I have to say, when doing archaeology myself, I almost always have to step past multiple prior commits to get to the change I care about, so IMO this is not as big a problem as people make out. But maybe it bothers other people more than it bothers me.
Tool versioning
clang-format
is, like anything else in the project, subject to change. That means its decisions might vary over time, making the specification of “clang-format clean” less precise than might be desirable. There are a couple of ways to address this.
-
Live with it. The CI check might not 100% agree with whatever newer version you might have run on your patch, but my guess is the differences will be rare. There is after all a way for clang-format testing to verify that it has not regressed (see
clang/docs/tools/clang-formatted-files.txt
and the patch that introduced it (thanks to @asb for identifying this!). -
Commit a version to the repo, say once per release, and use that. This means that if something does change in a desirable way, the new version won’t be available until the next release occurs, which will certainly make somebody sad.
What’s Next?
I would like to see:
-
Agreement in principle that this is a good thing to do.
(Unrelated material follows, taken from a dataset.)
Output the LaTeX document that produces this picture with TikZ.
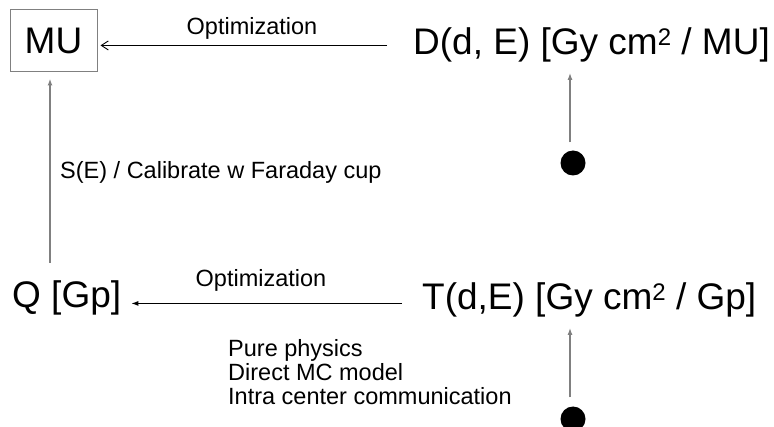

I think shortly after a release branch has been cut is among the least terrible times to make a blanket change like this.
-
Decision about whether a big-bang formatting commit is appropriate, or whether we’d rather do things in a more granular way. Per-project big bangs would also be an option.
-
If we don’t big-bang, then agreement that code owners and other reviewers should encourage people to clang-format the files they’re working on first, before proceeding with the functional change. This is obviously much easier for people with commit access.
It would also be best, IMO, if this format-all-the-things process did not take an awfully long time; a month, or maybe two, say. In principle this has been going on for years already, and we’ve made so-so progress. Time to bite the bullet and get it done, I say!